What was your experience of electoral politics like?
Actually I needed this experience because, see when you join a party like the BSP you add strength to it and you also gain strength. But I also found that working with a party is quite different from working with a movement. I could really understand the difference. With a movement, there is a vision, there are no extraneous expectations, you know that you are going to invisible yet you continue to work. But in electoral party politics you need visibility, you need victory and you need to be in power, people work with these expectations in mind.
Unlike Anandhayee, In The grip of Change, it comes across as if you are trying to be a little too objective about the dynamics of caste, in the way you look at hierarchies within Dalit groups…
When I wrote that I didn’t have much exposure to caste Hindu society. I never had gone to their houses or seen how they lived or talked… In the village I had only seen the Dalit portion, so I could only write about that…
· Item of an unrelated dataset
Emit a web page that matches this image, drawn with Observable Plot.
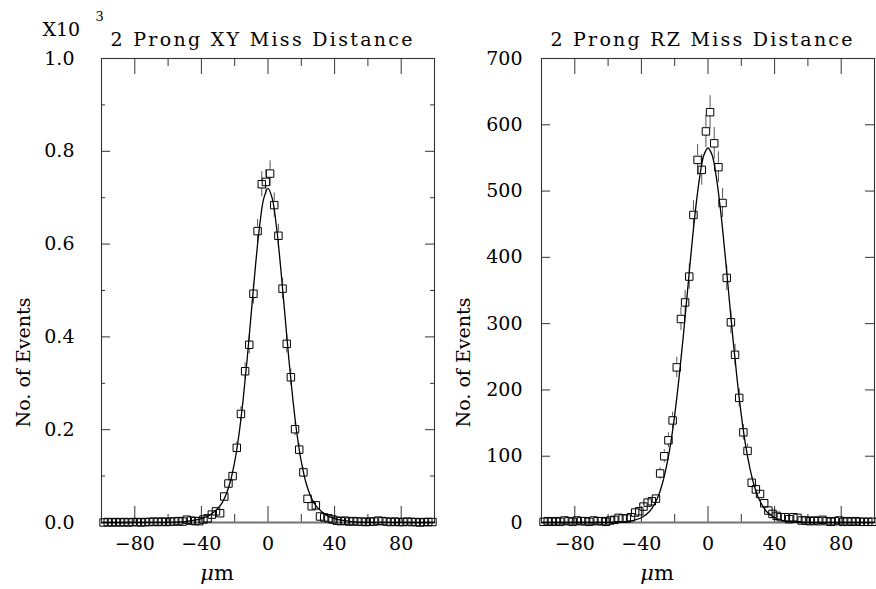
<!DOCTYPE html>
<html><head><meta charset="utf-8">
<script src="https://cdn.jsdelivr.net/npm/d3@7"></script>
<script src="https://cdn.jsdelivr.net/npm/@observablehq/plot@0.6"></script>
<style>
body{margin:0;background:#fff;}
#wrap{position:relative;width:876px;height:589px;overflow:hidden;background:#fff;}
#wrap svg{position:absolute;top:0;}
</style></head><body><div id="wrap"></div>
<script>
// bin centres (2.5 µm bins from -100 to 100)
const binCenters = [-98.75,-96.25,-93.75,-91.25,-88.75,-86.25,-83.75,-81.25,-78.75,-76.25,
 -73.75,-71.25,-68.75,-66.25,-63.75,-61.25,-58.75,-56.25,-53.75,-51.25,
 -48.75,-46.25,-43.75,-41.25,-38.75,-36.25,-33.75,-31.25,-28.75,-26.25,
 -23.75,-21.25,-18.75,-16.25,-13.75,-11.25,-8.75,-6.25,-3.75,-1.25,
 1.25,3.75,6.25,8.75,11.25,13.75,16.25,18.75,21.25,23.75,
 26.25,28.75,31.25,33.75,36.25,38.75,41.25,43.75,46.25,48.75,
 51.25,53.75,56.25,58.75,61.25,63.75,66.25,68.75,71.25,73.75,
 76.25,78.75,81.25,83.75,86.25,88.75,91.25,93.75,96.25,98.75];

// XY miss distance, events in units of 10^3
const xyEvents = [0.000,0.001,0.000,0.001,0.000,0.001,0.000,0.001,0.001,0.000,
 0.001,0.001,0.002,0.001,0.002,0.001,0.002,0.002,0.003,0.002,
 0.006,0.004,0.003,0.003,0.0065,0.009,0.017,0.024,0.020,0.056,
 0.084,0.100,0.161,0.234,0.326,0.383,0.493,0.628,0.729,0.734,
 0.752,0.684,0.618,0.504,0.385,0.313,0.201,0.157,0.108,0.051,
 0.035,0.037,0.013,0.011,0.009,0.0065,0.004,0.003,0.004,0.002,
 0.003,0.002,0.002,0.001,0.002,0.002,0.004,0.003,0.002,0.001,
 0.002,0.001,0.001,0.002,0.001,0.001,0.000,0.001,0.001,0.001];

// RZ miss distance, events
const rzEvents = [1,2,1,2,1,3,2,1,3,2,
 2,1,3,2,2,1,3,4,7,6,
 6,8,15,17,24,30,32,36,74,100,
 124,154,234,307,332,371,464,547,532,590,
 619,572,536,482,369,302,253,188,136,108,
 60,50,43,29,18,13,10,8,8,5,
 8,7,3,3,2,3,2,4,2,1,
 2,3,1,2,1,2,1,1,1,1];

// fitted curves
const fitX = [-100,-70,-60,-50,-45,-40,-35,-30,-27.5,-25,-22.5,-20,-17.5,-15,-12.5,-10,-7.5,-5,-2.5,0,
 2.5,5,7.5,10,12.5,15,17.5,20,22.5,25,27.5,30,35,40,45,50,60,70,100];
const xyFit = [0,0.0001,0.0004,0.0021,0.0044,0.0085,0.016,0.031,0.043,0.062,0.090,0.131,0.188,0.263,0.353,0.454,0.554,0.640,0.699,0.720,
 0.699,0.640,0.554,0.454,0.353,0.263,0.188,0.131,0.090,0.062,0.043,0.031,0.016,0.0085,0.0044,0.0021,0.0004,0.0001,0];
const rzFit = [0,0.02,0.1,1.1,3,7.1,17,39,58,84,118,162,216,277,344,411,472,521,554,565,
 554,521,472,411,344,277,216,162,118,84,58,39,17,7.1,3,1.1,0.1,0.02,0];

const xMajorTicks = [-80,-40,0,40,80];
const xMinorTicks = [-60,-20,20,60];
const xyYTicks = [0,0.2,0.4,0.6,0.8,1.0];
const xyYMinor = [0.1,0.3,0.5,0.7,0.9];
const rzYTicks = [0,100,200,300,400,500,600,700];
const titles = ["2 Prong XY Miss Distance","2 Prong RZ Miss Distance"];
const yLabel = "No. of Events";
const xLabel = "μm";
const scaleNote = ["X10","3"];

const FONT = "'DejaVu Serif', 'Liberation Serif', serif";
const innerW = 333, innerH = 464;

function panel(o) {
  const pts = binCenters.map((x, i) => {
    const v = o.values[i];
    const e = Math.sqrt(v * o.unit) / o.unit;
    return {x, y: v, e, hi: v + e, lo: v - e};
  });
  const bars = pts.filter(d => d.e > o.gap);
  const fit = fitX.map((x, i) => ({x, y: o.fit[i]}));
  const tk = {stroke: "#333", strokeWidth: 1};
  const marks = [
    Plot.ruleX(xMajorTicks, {x: d => d, insetTop: innerH - 16, ...tk}),
    Plot.ruleX(xMajorTicks, {x: d => d, insetBottom: innerH - 16, ...tk}),
    Plot.ruleX(xMinorTicks, {x: d => d, insetTop: innerH - 8, ...tk}),
    Plot.ruleX(xMinorTicks, {x: d => d, insetBottom: innerH - 8, ...tk}),
    Plot.ruleY(o.yTicks, {y: d => d, insetRight: innerW - 9, ...tk}),
    Plot.ruleY(o.yTicks, {y: d => d, insetLeft: innerW - 9, ...tk}),
    Plot.ruleY(o.yMinor, {y: d => d, insetRight: innerW - 4, ...tk}),
    Plot.ruleY(o.yMinor, {y: d => d, insetLeft: innerW - 4, ...tk}),
    Plot.frame({stroke: "#333", strokeWidth: 1.1}),
    Plot.ruleY([0], {stroke: "#777", strokeWidth: 2}),
    Plot.ruleX(bars, {x: "x", y1: "hi", y2: "y", insetBottom: 4, stroke: "#555", strokeWidth: 1}),
    Plot.ruleX(bars, {x: "x", y1: "y", y2: "lo", insetTop: 4, stroke: "#555", strokeWidth: 1}),
    Plot.line(fit, {x: "x", y: "y", curve: "catmull-rom", stroke: "#000", strokeWidth: 1.3}),
    Plot.dot(pts, {x: "x", y: "y", symbol: "square", r: 4.2, stroke: "#000", fill: "none", strokeWidth: 1}),
    Plot.text([o.title], {text: d => d, frameAnchor: "top-left", textAnchor: "start", lineAnchor: "bottom", dx: 9, dy: -13, fontSize: 19, fill: "#000"}),
    Plot.text([yLabel], {text: d => d, frameAnchor: "left", rotate: -90, textAnchor: "middle", lineAnchor: "middle", dx: -78, dy: 72, fontSize: 19, fill: "#000"}),
    Plot.text([xLabel], {text: d => d, frameAnchor: "bottom", textAnchor: "middle", lineAnchor: "bottom", dx: -51, dy: 57, fontSize: 21, fill: "#000"})
  ];
  if (o.note) {
    marks.push(Plot.text([scaleNote[0]], {text: d => d, frameAnchor: "top-left", textAnchor: "start", lineAnchor: "bottom", dx: -59, dy: -23, fontSize: 19, fill: "#000"}));
    marks.push(Plot.text([scaleNote[1]], {text: d => d, frameAnchor: "top-left", textAnchor: "start", lineAnchor: "bottom", dx: -6, dy: -38, fontSize: 13, fill: "#000"}));
  }
  const svg = Plot.plot({
    width: 438, height: 589,
    marginLeft: o.marginLeft, marginRight: o.marginRight, marginTop: 58, marginBottom: 67,
    style: {fontFamily: FONT, fontSize: "19px", color: "#000", background: "transparent", overflow: "visible"},
    x: {domain: [-100, 100], ticks: xMajorTicks, tickFormat: d3.format("d"), tickSize: 0, tickPadding: 14, label: null},
    y: {domain: [0, o.yMax], ticks: o.yTicks, tickFormat: o.fmt, tickSize: 0, tickPadding: o.pad, label: null},
    marks
  });
  svg.style.left = o.left + "px";
  svg.querySelectorAll("text").forEach(t => {
    if (t.textContent === o.title) { t.setAttribute("textLength", 302); t.setAttribute("lengthAdjust", "spacing"); }
    if (t.textContent === xLabel) {
      t.textContent = "";
      const a = document.createElementNS("http://www.w3.org/2000/svg", "tspan");
      a.setAttribute("font-style", "italic"); a.textContent = "μ";
      const b = document.createElementNS("http://www.w3.org/2000/svg", "tspan");
      b.textContent = "m";
      t.appendChild(a); t.appendChild(b);
    }
  });
  return svg;
}

const wrap = document.getElementById("wrap");
wrap.appendChild(panel({values: xyEvents, unit: 1000, gap: 0.0087, fit: xyFit, yMax: 1.0, yTicks: xyYTicks, yMinor: xyYMinor,
  fmt: d3.format(".1f"), pad: 27, marginLeft: 101, marginRight: 4, left: 0, title: titles[0], note: true}));
wrap.appendChild(panel({values: rzEvents, unit: 1, gap: 6, fit: rzFit, yMax: 700, yTicks: rzYTicks, yMinor: [],
  fmt: d3.format("d"), pad: 19, marginLeft: 103, marginRight: 2, left: 438, title: titles[1], note: false}));
</script>
</body></html>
As a writer and person I can’t help being objective about myself, my own father [perhaps the basis for the character Kathamuthu] or the workings of caste. May be even now, literary appreciation needs to come from the other groups. May be unconsciously I am aiming at them.
Pazhaiyana Kazhidhalum was the first Dalit novel and only after its publication the discussion of Dalit literature was opened up. In the light of the discussion the novel opened up, I needed to look at it again. That’s why I wrote the sequel, as an attempt to look at how my own subconscious mind worked.
Is there still a space for writing in the future?
Of course. A novel I’ve been serialising in Pudhiya Kodangi will be published soon. Anandhayee is going to be published in English by Penguin. The Central Institute of Indian Languages in Mysore is translating Kurukkuvettu into five languages now. And now I’ll allocate more time to writing and translating.